Il Comune rimedia allo sgarbo alla moglie di Falcone

Francesca Morvillo, separata dal marito trasferito al pantheon di Palermo, avrà una tomba monumentale al cimitero dei Rotoli. Un omaggio dopo le polemiche dei mesi scorsi legate alla separazione dei due coniugi

Il Comune rimedia allo sgarbo alla moglie di Falcone

Giovanni, il suo Giovanni con cui condivideva la vita blindata, con cui ha condiviso la morte il 23 maggio del ’92, e da cui è stata separata, in morte, non è più al suo fianco dallo scorso 3 giugno: lui, Giovanni Falcone, eroe della Sicilia e di Palermo, ha traslocato al pantheon di Palermo, la chiesa di San Domenico. Lei invece, Francesca Morvillo, pure magistrato, pure vittima di mafia visto che è morta a fianco del marito nella stessa strage di Capaci, e anzi vittima di mafia doppia visto che condivideva nel quotidiano i sacrifici del suo compagno in una vita blindata in cui, concordi, avevano deciso di non avere bambini perché «non si fanno orfani, si fanno figli», è rimasta sola al cimitero di Sant’Orsola. E adesso il comune di Palermo ha deciso di onorarla, con una cappella interamente dedicata a lei al cimitero dei Rotoli. A due passi dal mare e da quella villa dell’Addaura, diventata celebre anche per un attentato fallito nel 1989, che lei e Giovanni condividevano. Una sorta di risarcimento a scoppio ritardato, quello proposto dall’amministrazione comunale del capoluogo siciliano.

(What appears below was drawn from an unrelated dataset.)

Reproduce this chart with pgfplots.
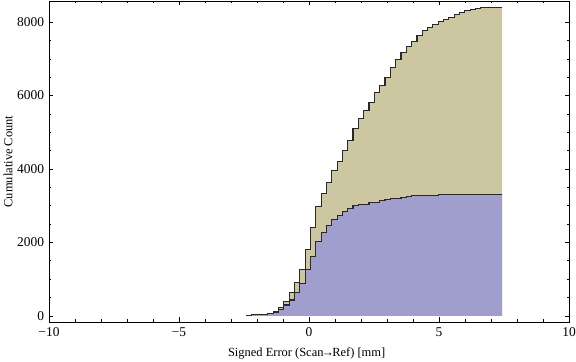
\documentclass[border=0pt]{standalone}
\usepackage{fontspec}
\setmainfont{Liberation Serif}
\usepackage{pgfplots}
\usepackage{pgfplotstable}
\pgfplotsset{compat=1.18}
\definecolor{tanfill}{RGB}{204,199,161}
\definecolor{bluefill}{RGB}{160,158,204}
\definecolor{stepline}{RGB}{40,40,40}

\pgfplotstableread{
x y
-2.404 3
-2.199 27
-1.994 27
-1.789 27
-1.584 64
-1.380 115
-1.175 236
-0.970 380
-0.765 645
-0.560 917
-0.355 1253
-0.150 1816
0.055 2415
0.260 2988
0.465 3342
0.670 3642
0.874 3969
1.079 4210
1.284 4495
1.489 4785
1.694 5094
1.899 5366
2.104 5584
2.309 5820
2.514 6093
2.718 6283
2.923 6502
3.128 6774
3.333 6992
3.538 7183
3.743 7346
3.948 7482
4.153 7637
4.358 7782
4.562 7864
4.767 7927
4.972 8009
5.177 8082
5.382 8136
5.587 8209
5.792 8272
5.997 8308
6.202 8336
6.406 8363
6.611 8408
6.816 8408
7.021 8408
7.226 8408
7.431 8408
}\total

\pgfplotstableread{
x y
-2.404 3
-2.199 27
-1.994 27
-1.789 27
-1.584 64
-1.380 95
-1.175 182
-0.970 295
-0.765 430
-0.560 640
-0.355 890
-0.150 1253
0.055 1616
0.260 2016
0.465 2261
0.670 2452
0.874 2615
1.079 2740
1.284 2842
1.489 2924
1.694 2996
1.899 3042
2.104 3042
2.309 3097
2.514 3097
2.718 3133
2.923 3160
3.128 3187
3.333 3187
3.538 3223
3.743 3251
3.948 3269
4.153 3269
4.358 3287
4.562 3287
4.767 3287
4.972 3314
5.177 3314
5.382 3314
5.587 3314
5.792 3314
5.997 3314
6.202 3314
6.406 3314
6.611 3314
6.816 3314
7.021 3314
7.226 3314
7.431 3314
}\subset

\begin{document}
\begin{tikzpicture}
\begin{axis}[
  scale only axis,
  width=520bp, height=321bp,
  xmin=-10, xmax=10,
  ymin=-168, ymax=8576,
  no marks,
  axis line style={line width=0.7bp, black},
  tick align=inside,
  major tick length=4.5bp,
  minor tick length=2.5bp,
  every tick/.style={black, line width=0.6bp},
  xtick={-10,-5,0,5,10},
  xticklabels={−10,−5,0,5,10},
  minor x tick num=4,
  ytick={0,2000,4000,6000,8000},
  yticklabels={0,2000,4000,6000,8000},
  minor y tick num=3,
  tick label style={font=\fontsize{13.5}{15}\selectfont},
  xticklabel style={yshift=-2bp},
  yticklabel style={xshift=-1.5bp},
  xlabel={Signed Error (Scan\kern-1.8bp→\kern-1.8bp Ref) [mm]},
  ylabel={Cumulative Count},
  label style={font=\fontsize{12.5}{14}\selectfont},
  xlabel style={at={(axis description cs:0.4955,-0.109)}, anchor=base},
  ylabel style={at={(axis description cs:-0.0702,0.5)}, anchor=base},
]
\addplot[fill=tanfill, draw=none, const plot] table {\total} \closedcycle;
\addplot[fill=bluefill, draw=none, const plot] table {\subset} \closedcycle;
\addplot[stepline, line width=1.1bp, const plot] table {\total};
\addplot[stepline, line width=1.1bp, const plot] table {\subset};
\end{axis}
\pgfresetboundingbox
\path ([xshift=-49bp,yshift=-40bp]current axis.south west) rectangle ([xshift=7bp,yshift=1bp]current axis.north east);
\end{tikzpicture}
\end{document}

Nei mesi scorsi, quando si è saputo che solo Giovanni Falcone sarebbe stato spostato con tutti gli onori nella chiesa, San Domenico, che ospita i siciliani illustri, era scoppiato un mezzo putiferio, tanto da far rinviare la traslazione della salma, inizialmente prevista per il 23 maggio (il ventitreesimo anniversario esatto dell’omicidio), al 3 giugno. In tanti avevano protestato, ritenendo il trasloco di Falcone al pantheon senza la moglie un vero e proprio sgarbo alla memoria di Francesca. Ma i familiari di Falcone, e soprattutto la sorella Maria, anima della Fondazione che dei magistrati uccisi a Capaci porta il nome, aveva tirato dritto senza tentennamenti, a dispetto delle critiche.

E dei distinguo, come quello dei figli di Paolo Borsellino, il giudice trucidato in via D’Amelio due mesi dopo Falcone: «Non ce la siamo sentita - aveva spiegato alla cerimonia di inaugurazione del monumento funebre la figlia di Paolo, Lucia - di separare papà da mamma, non potevano fare questo sgarbo a nostra madre, separandoli nella tomba». Adesso l’iniziativa dell’amministrazione comunale. Che non sana quella separazione forzata ma almeno rende onore a una donna magistrato vittima delle stragi del ’92.